> **GIVEN REQUEST**: From the entries below, copy every line that holds the word "this".

----------

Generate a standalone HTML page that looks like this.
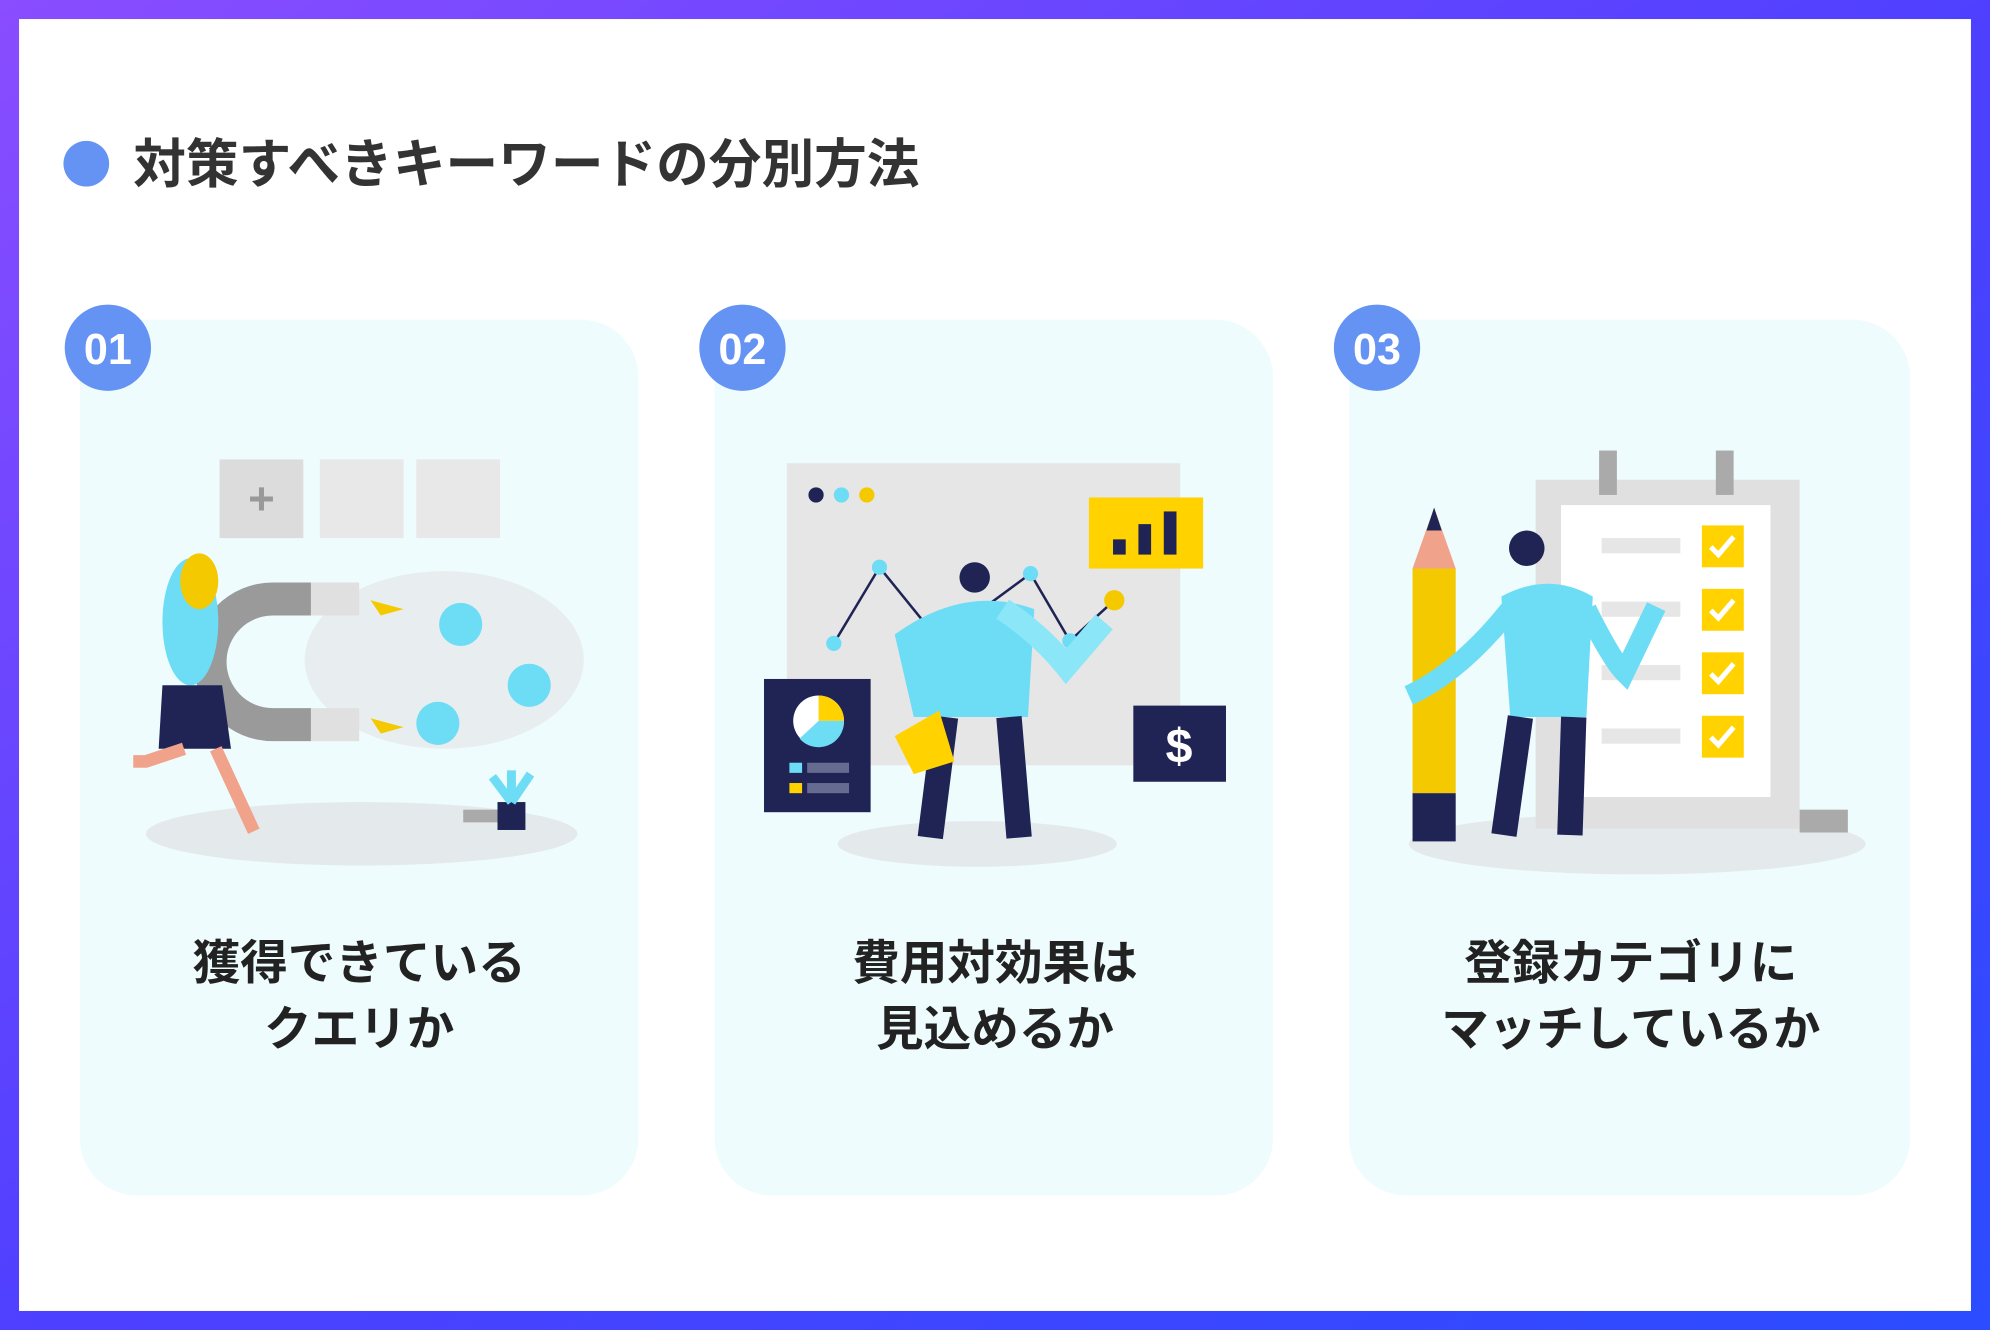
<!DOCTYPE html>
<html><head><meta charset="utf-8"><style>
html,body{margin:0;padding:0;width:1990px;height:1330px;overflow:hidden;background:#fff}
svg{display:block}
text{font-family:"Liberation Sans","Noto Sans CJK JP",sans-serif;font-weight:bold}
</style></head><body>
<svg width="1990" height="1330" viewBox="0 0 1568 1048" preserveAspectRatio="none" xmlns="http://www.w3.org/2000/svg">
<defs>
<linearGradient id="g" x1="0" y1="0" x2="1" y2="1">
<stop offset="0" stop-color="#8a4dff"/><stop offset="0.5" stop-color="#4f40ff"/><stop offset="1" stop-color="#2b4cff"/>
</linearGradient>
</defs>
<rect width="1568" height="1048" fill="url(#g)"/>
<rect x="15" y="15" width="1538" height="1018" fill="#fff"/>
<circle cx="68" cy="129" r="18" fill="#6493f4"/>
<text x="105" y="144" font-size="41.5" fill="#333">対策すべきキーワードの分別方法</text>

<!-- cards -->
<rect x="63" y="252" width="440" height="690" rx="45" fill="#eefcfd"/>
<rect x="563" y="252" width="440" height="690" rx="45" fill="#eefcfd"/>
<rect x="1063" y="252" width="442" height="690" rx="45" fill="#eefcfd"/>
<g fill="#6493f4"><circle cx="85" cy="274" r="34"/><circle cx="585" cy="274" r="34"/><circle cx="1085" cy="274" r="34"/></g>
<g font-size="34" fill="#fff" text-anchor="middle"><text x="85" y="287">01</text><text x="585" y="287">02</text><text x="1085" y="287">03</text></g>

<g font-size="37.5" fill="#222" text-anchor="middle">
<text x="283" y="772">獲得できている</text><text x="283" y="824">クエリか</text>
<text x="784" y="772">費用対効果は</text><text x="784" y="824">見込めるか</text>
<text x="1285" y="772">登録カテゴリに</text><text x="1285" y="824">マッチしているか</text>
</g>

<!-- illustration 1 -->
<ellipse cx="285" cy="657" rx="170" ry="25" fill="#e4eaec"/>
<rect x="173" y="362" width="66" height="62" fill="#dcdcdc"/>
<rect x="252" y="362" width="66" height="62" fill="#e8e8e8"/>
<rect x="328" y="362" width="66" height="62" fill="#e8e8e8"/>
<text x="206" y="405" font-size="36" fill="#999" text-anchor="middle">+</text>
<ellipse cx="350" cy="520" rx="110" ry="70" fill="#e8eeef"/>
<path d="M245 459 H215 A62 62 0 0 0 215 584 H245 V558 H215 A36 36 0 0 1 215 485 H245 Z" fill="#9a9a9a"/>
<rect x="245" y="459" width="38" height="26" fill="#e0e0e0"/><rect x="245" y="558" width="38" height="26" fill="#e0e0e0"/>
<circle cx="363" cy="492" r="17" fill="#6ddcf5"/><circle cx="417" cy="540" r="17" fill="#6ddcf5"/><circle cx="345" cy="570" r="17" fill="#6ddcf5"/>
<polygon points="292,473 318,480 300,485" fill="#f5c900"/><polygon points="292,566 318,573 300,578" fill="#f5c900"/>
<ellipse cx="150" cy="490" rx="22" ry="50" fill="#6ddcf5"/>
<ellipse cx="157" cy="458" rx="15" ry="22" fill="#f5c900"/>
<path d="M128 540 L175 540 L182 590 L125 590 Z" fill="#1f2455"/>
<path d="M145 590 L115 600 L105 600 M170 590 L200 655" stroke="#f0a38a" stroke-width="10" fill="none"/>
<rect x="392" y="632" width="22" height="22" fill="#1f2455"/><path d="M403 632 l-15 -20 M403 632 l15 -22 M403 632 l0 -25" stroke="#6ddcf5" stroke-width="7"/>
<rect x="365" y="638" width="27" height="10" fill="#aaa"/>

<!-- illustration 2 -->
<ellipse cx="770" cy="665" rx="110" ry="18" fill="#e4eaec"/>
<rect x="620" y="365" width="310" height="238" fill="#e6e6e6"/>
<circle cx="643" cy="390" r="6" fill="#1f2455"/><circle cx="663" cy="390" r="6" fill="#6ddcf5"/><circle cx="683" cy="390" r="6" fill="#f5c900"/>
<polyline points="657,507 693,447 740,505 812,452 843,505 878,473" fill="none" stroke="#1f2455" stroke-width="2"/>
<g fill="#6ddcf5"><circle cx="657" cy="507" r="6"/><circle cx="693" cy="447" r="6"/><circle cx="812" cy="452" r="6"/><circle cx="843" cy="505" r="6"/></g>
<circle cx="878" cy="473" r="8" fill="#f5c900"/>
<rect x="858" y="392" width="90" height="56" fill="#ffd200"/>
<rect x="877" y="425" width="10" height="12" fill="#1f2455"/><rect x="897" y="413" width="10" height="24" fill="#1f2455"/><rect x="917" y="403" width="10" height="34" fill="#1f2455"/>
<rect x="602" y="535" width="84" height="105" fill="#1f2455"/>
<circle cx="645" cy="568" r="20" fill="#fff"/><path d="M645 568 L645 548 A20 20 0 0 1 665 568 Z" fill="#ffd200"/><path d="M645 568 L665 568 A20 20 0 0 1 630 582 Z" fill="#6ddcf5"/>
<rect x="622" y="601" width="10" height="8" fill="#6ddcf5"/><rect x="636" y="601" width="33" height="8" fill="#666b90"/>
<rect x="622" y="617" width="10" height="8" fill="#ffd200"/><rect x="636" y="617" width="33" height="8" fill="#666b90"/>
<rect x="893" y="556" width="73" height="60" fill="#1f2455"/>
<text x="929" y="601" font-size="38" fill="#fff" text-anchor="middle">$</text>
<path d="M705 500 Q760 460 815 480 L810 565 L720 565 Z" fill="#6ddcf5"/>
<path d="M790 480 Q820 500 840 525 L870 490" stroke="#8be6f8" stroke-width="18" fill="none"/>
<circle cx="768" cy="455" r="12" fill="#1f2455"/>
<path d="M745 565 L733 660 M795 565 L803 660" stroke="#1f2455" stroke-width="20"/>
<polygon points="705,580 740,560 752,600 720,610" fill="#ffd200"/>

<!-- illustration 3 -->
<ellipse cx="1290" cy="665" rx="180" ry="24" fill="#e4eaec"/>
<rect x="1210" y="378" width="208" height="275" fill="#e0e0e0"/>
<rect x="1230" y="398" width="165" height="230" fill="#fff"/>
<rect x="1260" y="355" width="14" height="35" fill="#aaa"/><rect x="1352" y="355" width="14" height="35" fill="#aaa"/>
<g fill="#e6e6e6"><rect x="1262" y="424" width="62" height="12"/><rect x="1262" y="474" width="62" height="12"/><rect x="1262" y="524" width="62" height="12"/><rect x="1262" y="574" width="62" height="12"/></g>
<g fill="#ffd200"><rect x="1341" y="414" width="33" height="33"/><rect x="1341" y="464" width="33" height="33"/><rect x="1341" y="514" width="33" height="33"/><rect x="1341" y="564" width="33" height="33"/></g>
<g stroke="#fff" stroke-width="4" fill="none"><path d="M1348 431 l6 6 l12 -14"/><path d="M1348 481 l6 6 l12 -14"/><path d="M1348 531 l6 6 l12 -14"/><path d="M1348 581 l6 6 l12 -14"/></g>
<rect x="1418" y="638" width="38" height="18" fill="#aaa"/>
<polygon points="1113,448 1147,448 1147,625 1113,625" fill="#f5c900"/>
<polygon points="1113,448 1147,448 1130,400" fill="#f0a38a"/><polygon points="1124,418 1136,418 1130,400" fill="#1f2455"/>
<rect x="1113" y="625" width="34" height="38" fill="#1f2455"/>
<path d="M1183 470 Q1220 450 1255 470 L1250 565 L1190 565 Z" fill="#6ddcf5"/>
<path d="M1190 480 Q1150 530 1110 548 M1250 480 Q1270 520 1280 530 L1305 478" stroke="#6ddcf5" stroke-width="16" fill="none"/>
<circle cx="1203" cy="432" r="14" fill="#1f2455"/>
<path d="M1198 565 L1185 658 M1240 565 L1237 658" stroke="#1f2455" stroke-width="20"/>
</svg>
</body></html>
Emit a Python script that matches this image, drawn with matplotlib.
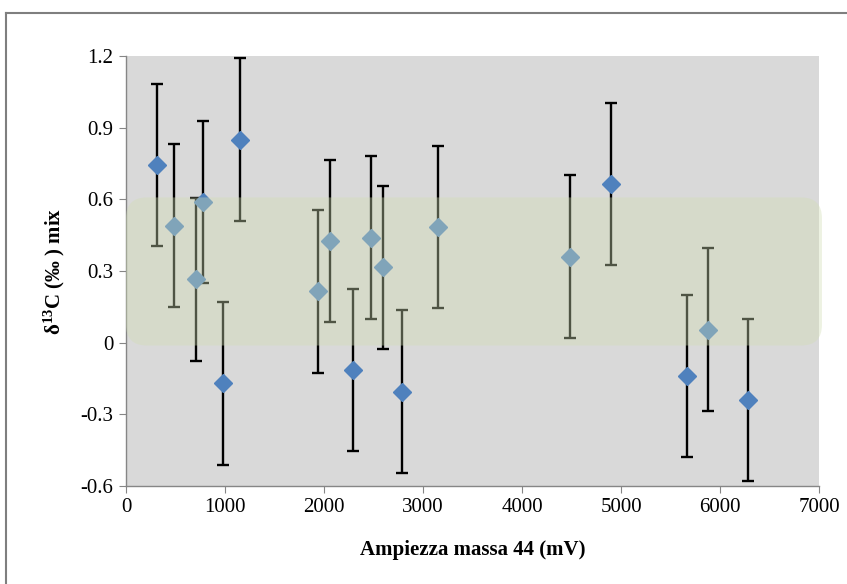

----------

> **COMPLETE ANSWER**:
Generate a standalone HTML page that looks like this.
Emit a Python script that matches this image, drawn with matplotlib.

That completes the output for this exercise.